Silks by Dick Francis & Felix Francis

Silks by Dick Francis & Felix Francis

Author:Dick Francis & Felix Francis [Francis, Dick & Felix Francis]
Language: eng
Format: epub
ISBN: 9780141889801
Publisher: Penguin Group UK
Published: 2008-06-29T22:00:00+00:00


CHAPTER 11

Why was it, I wondered, that I felt like I was being dangled on a string by an unknown hand, being made to dance a jig by some puppet-master hidden from the light. My house, my job, my father and even my friends were somehow under his spell. Sometimes I even began to wonder if my fall at Cheltenham had been his doing, but I knew that was ridiculous.

I sat at my desk and turned the photo of Eleanor over and over in my hands. Even if Julian Trent had seen her call and wave to me at Cheltenham, how did he know where she worked or how to get her photograph?

Photograph, photograph. Why did I keep thinking about the photograph taken from Scot Barlow’s house the day he was murdered? Why not steal the frame as well? If someone had wanted to keep that picture then, surely, wouldn’t they have taken the frame with it? Not, I supposed, if it had been highly individual and easily recognizable. But it hadn’t. It had been a simple silver frame available in any high-street jeweller or department store.

So had the photograph been taken simply to destroy it? Was the image in fact a clue to whoever had been the murderer?

I was pondering these questions when my phone rang.

I picked it up with some trepidation but there was a familiar voice at the other end, one I was beginning to hope might become more familiar still.

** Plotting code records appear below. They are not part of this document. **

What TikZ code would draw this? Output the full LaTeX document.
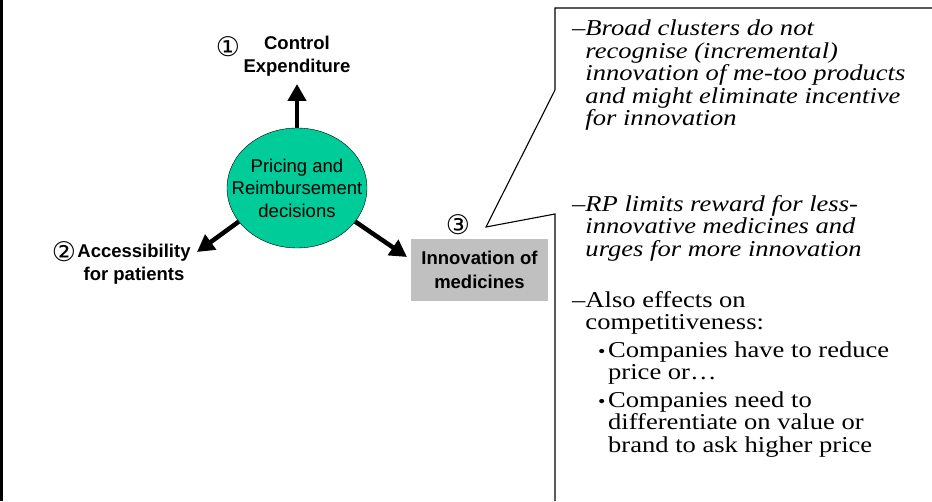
\documentclass[tikz,border=0pt]{standalone}
\usepackage{fontspec}
\setmainfont{Liberation Serif}
\setsansfont{Liberation Sans}
\newfontfamily\circfont{DejaVu Sans}
\newfontfamily\notefont[FakeStretch=1.17]{Liberation Serif}
\usetikzlibrary{shapes.geometric,arrows.meta}
\definecolor{prgreen}{HTML}{00CC99}
\definecolor{boxgray}{HTML}{C0C0C0}
\newcommand{\pt}{\makebox[10pt][l]{\fontsize{18}{18}\selectfont\textbullet}}

\begin{document}
\begin{tikzpicture}[x=1pt,y=1pt,
    goal/.style={font=\sffamily\bfseries\fontsize{18.5}{23.5}\selectfont,align=center,inner sep=0},
    num/.style={font=\circfont\fontsize{27}{27}\selectfont,inner sep=0},
    push/.style={line width=4.5pt,-{Triangle[length=17pt,width=18pt]}},
    note/.style={font=\notefont\fontsize{22.7}{22.5}\selectfont,align=left,anchor=north west,inner sep=0}]
        \useasboundingbox (0,0) rectangle (932,501);
        \draw[line width=2.5pt] (1.25,0) -- (1.25,501);

        % hub and the three goals
        \node[ellipse,draw,fill=prgreen,minimum width=140,minimum height=120,inner sep=0] (prd) at (297,313) {};
        \node[font=\sffamily\fontsize{18.5}{22.5}\selectfont,align=center,inner sep=0] (prdtext) at (prd.center) {Pricing and\\Reimbursement\\decisions};

        \node[num] (n1) at (228,454) {①};
        \node[goal] (ctrl) at (297,445) {Control\\Expenditure};
        \node[num] (n2) at (64,249) {②};
        \node[goal] (access) at (134,237) {Accessibility\\for patients};
        \node[num] (n3) at (458,276) {③};
        \node[goal,fill=boxgray,minimum width=137,minimum height=62] (innov) at (479.5,231) {Innovation of\\medicines};

        \coordinate (tipA) at (297,417);
        \coordinate (tipB) at (197,249);
        \coordinate (tipC) at (407,244);
        \draw[push] (prd.north) -- (tipA);
        \draw[push] (prd.210) -- (tipB);
        \draw[push] (prd.330) -- (tipC);

        % callout on innovation
        \coordinate (tip3) at (486,274);
        \draw[line width=1.1pt] (932,493) -- (555,493) -- (555,411) -- (tip3) -- (555,287) -- (555,0);

        \node[note] (clusters) at (572,481) {–\textit{Broad clusters do not}\\\phantom{–}\textit{recognise (incremental)}\\\phantom{–}\textit{innovation of me-too products}\\\phantom{–}\textit{and might eliminate incentive}\\\phantom{–}\textit{for innovation}};
        \node[note] (rplimits) at (572,306) {–\textit{RP limits reward for less-}\\\phantom{–}\textit{innovative medicines and}\\\phantom{–}\textit{urges for more innovation}};
        \node[note] (compet) at (572,210) {–Also effects on\\\phantom{–}competitiveness:\\[5pt]\hspace*{26pt}\pt Companies have to reduce\\\hspace*{36pt}price or…\\[5pt]\hspace*{26pt}\pt Companies need to\\\hspace*{36pt}differentiate on value or\\\hspace*{36pt}brand to ask higher price};
    \end{tikzpicture}
\end{document}
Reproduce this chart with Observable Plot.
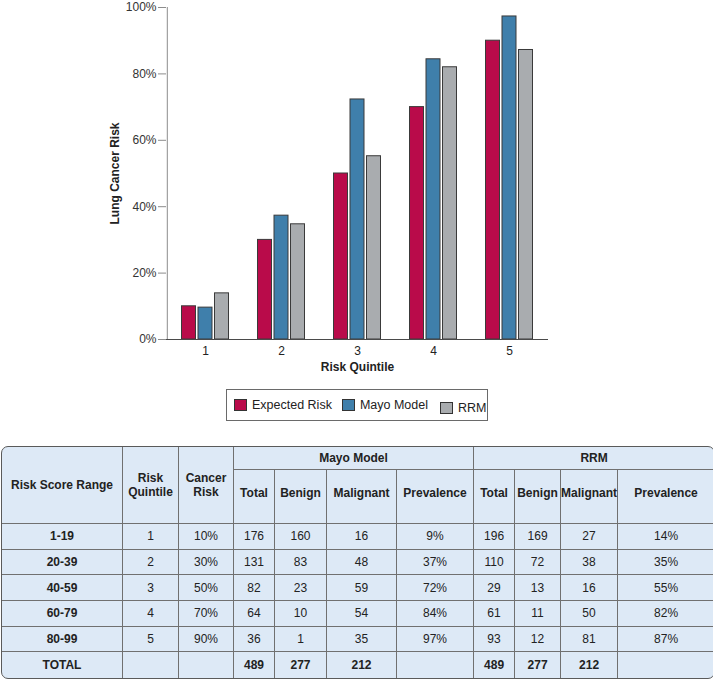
<!DOCTYPE html>
<html>
<head>
<meta charset="utf-8">
<script src="https://cdn.jsdelivr.net/npm/d3@7"></script>
<script src="https://cdn.jsdelivr.net/npm/@observablehq/plot@0.6"></script>
<style>
  html, body { margin: 0; padding: 0; background: #fff; overflow: hidden; width: 713px; height: 679px; }
  body { font-family: "Liberation Sans", Arial, Helvetica, sans-serif; color: #222; position: relative; }
  #chart { position: absolute; left: 0; top: 0; }
  #legend { position: absolute; left: 226px; top: 389px; width: 260px; height: 30px; border: 1px solid #6a6a6a;
            display: flex; align-items: center; font-size: 12.5px; box-sizing: content-box; }
  #legend .item { display: flex; align-items: center; margin-left: 7px; }
  #legend .item + .item { margin-left: 10px; }
  #legend .sw { width: 11px; height: 10px; border: 1px solid #333; margin-right: 5px; }
  #tbl { position: absolute; left: 1px; top: 446px; }
  table { border-collapse: separate; border-spacing: 0; table-layout: fixed; width: 712px;
          border: 1px solid #5a5a5a; border-radius: 7px; background: #dde9f6; font-size: 12px; color: #222; }
  td, th { padding: 0; text-align: center; vertical-align: middle; border-right: 1px solid #707070;
           border-bottom: 1px solid #707070; box-sizing: border-box; line-height: 14px; }
  th { font-weight: bold; }
  td.last, th.last { border-right: none; }
  tr.lastrow td { border-bottom: none; }
  td.b { font-weight: bold; }
  th.sub { padding-bottom: 8px; }
</style>
</head>
<body>
<div id="chart"></div>
<div id="legend"></div>
<div id="tbl"></div>
<script>
// ---------- chart data ----------
const quintiles = [1, 2, 3, 4, 5];
const seriesNames = ["Expected Risk", "Mayo Model", "RRM"];
const seriesColors = ["#b90b4a", "#3f7fab", "#a9acaf"];
const expectedRisk = [10, 30, 50, 70, 90];
const mayoRisk = [9.6, 37.3, 72.3, 84.4, 97.3];
const rrmRisk = [13.9, 34.7, 55.2, 82, 87.2];
const yTicks = [0, 20, 40, 60, 80, 100];
const yTitle = "Lung Cancer Risk";
const xTitle = "Risk Quintile";

// ---------- table data ----------
const headerLeft = ["Risk Score Range", "Risk<br>Quintile", "Cancer<br>Risk"];
const groupHeaders = ["Mayo Model", "RRM"];
const subHeaders = ["Total", "Benign", "Malignant", "Prevalence"];
const scoreRanges = ["1-19", "20-39", "40-59", "60-79", "80-99"];
const cancerRisk = ["10%", "30%", "50%", "70%", "90%"];
const mayoTotal = [176, 131, 82, 64, 36];
const mayoBenign = [160, 83, 23, 10, 1];
const mayoMalignant = [16, 48, 59, 54, 35];
const mayoPrevalence = ["9%", "37%", "72%", "84%", "97%"];
const rrmTotal = [196, 110, 29, 61, 93];
const rrmBenign = [169, 72, 13, 11, 12];
const rrmMalignant = [27, 38, 16, 50, 81];
const rrmPrevalence = ["14%", "35%", "55%", "82%", "87%"];
const totalLabel = "TOTAL";
const mayoTotals = [489, 277, 212];
const rrmTotals = [489, 277, 212];
const colWidths = [121, 56, 55, 41, 52, 70, 77, 41, 46, 57, 96];

// ---------- chart ----------
const seriesValues = [expectedRisk, mayoRisk, rrmRisk];
const data = seriesNames.flatMap((s, i) => quintiles.map((q, j) => ({quintile: q, series: s, value: seriesValues[i][j]})));
const offsets = [-16.5, 0, 16.5];

const chart = Plot.plot({
  width: 713,
  height: 380,
  marginLeft: 166,
  marginRight: 165,
  marginTop: 7,
  marginBottom: 41,
  style: {fontFamily: "'Liberation Sans', Arial, Helvetica, sans-serif", fontSize: "12px", color: "#333", background: "white"},
  x: {type: "band", domain: quintiles, paddingInner: 0.81, paddingOuter: 0.405},
  y: {domain: [0, 100]},
  color: {domain: seriesNames, range: seriesColors},
  marks: [
    ...seriesNames.map((s, i) => Plot.barY(data.filter(d => d.series === s), {
      x: "quintile", y: "value", fill: "series", stroke: "#3a3a3a", strokeWidth: 1, dx: offsets[i]
    })),
    Plot.axisY({ticks: yTicks, tickFormat: d => d + "%", tickSize: 8, tickPadding: 2, stroke: "#8c8c8c", fill: "#333", label: null}),
    // vertical y-axis line at the left edge of the first quintile's step
    Plot.ruleX([quintiles[0]], {y1: 0, y2: 100, dx: -38.2, stroke: "#8c8c8c"}),
    Plot.ruleY([0], {stroke: "#4a4a4a"}),
    Plot.axisX({tickSize: 0, tickPadding: 7, label: null, fill: "#222"}),
    Plot.text([yTitle], {frameAnchor: "left", textAnchor: "middle", lineAnchor: "middle", rotate: -90, dx: -51, fontWeight: "bold", fontSize: 12, fill: "#222"}),
    Plot.text([xTitle], {frameAnchor: "bottom", textAnchor: "middle", lineAnchor: "middle", dy: 28, fontWeight: "bold", fontSize: 12, fill: "#222"})
  ]
});
document.getElementById("chart").append(chart);

// ---------- legend ----------
const legend = document.getElementById("legend");
seriesNames.forEach((s, i) => {
  const item = document.createElement("div");
  item.className = "item";
  if (i === 2) { item.style.position = "relative"; item.style.top = "2.5px"; item.style.marginLeft = "12px"; }
  const sw = document.createElement("div");
  sw.className = "sw";
  sw.style.background = seriesColors[i];
  const t = document.createElement("span");
  t.textContent = s;
  item.append(sw, t);
  legend.append(item);
});

// ---------- table ----------
let html = "<table><colgroup>" + colWidths.map(w => `<col style="width:${w}px">`).join("") + "</colgroup>";
html += `<tr style="height:23px">` +
  headerLeft.map(h => `<th rowspan="2">${h}</th>`).join("") +
  groupHeaders.map((g, i) => `<th colspan="4" class="${i === 1 ? "last" : ""}">${g}</th>`).join("") + "</tr>";
html += `<tr style="height:54px">` +
  [...subHeaders, ...subHeaders].map((h, i) => `<th class="sub ${i === 7 ? "last" : ""}">${h}</th>`).join("") + "</tr>";
scoreRanges.forEach((r, j) => {
  const cells = [quintiles[j], cancerRisk[j], mayoTotal[j], mayoBenign[j], mayoMalignant[j], mayoPrevalence[j],
                 rrmTotal[j], rrmBenign[j], rrmMalignant[j], rrmPrevalence[j]];
  html += `<tr style="height:25.7px"><td class="b">${r}</td>` +
    cells.map((c, i) => `<td class="${i === cells.length - 1 ? "last" : ""}">${c}</td>`).join("") + "</tr>";
});
const totalCells = ["", "", ...mayoTotals, "", ...rrmTotals, ""];
html += `<tr class="lastrow" style="height:25.7px"><td class="b">${totalLabel}</td>` +
  totalCells.map((c, i) => `<td class="b ${i === totalCells.length - 1 ? "last" : ""}">${c}</td>`).join("") + "</tr>";
html += "</table>";
document.getElementById("tbl").innerHTML = html;
</script>
</body>
</html>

‘What did the doctor say?’ Eleanor asked immediately.

‘He told me I can go on living,’ I replied with a smile.

‘Good,’ she said. ‘So he must have told you that you were quite well enough to take me out to dinner tonight?’

‘He said that it was completely out of the question,’ I replied. ‘He insisted that I should eat in at my place, alone. Matter of life or death.’

‘Well, you’ll just have to die then,’ she said laughing. ‘Because you, sunshine, are taking me out to Maximillian’s tonight whether you like it or not.’

I liked it.

‘How’s the conference?’ I asked her. She was attending a two-day international equine-medicine symposium at the London Veterinary School.

‘Boring,’ she said. ‘Look, I must dash. They’re about to start a lecture about the caecum and its role in colic.’

‘Sounds like fun,’ I said.

‘Anything but,’ she said. ‘See you at the restaurant at seven thirty.’ She disconnected before I had time to say goodbye.

I think she had applied to attend the symposium only so that she could spend a night in a London hotel, and spend the evening with me.

I had seen her four or five times since my fall at Cheltenham.

‘Typical,’ she had said when she first came to see me in hospital after I had woken up.

‘What’s typical?’ I’d replied.

‘I sit here beside him trying to wake him up for nearly three whole days and nights and then, when I have to go to work, hey presto, he opens his eyes.’

I had smiled at her. ‘You didn’t have to do that,’ I’d said.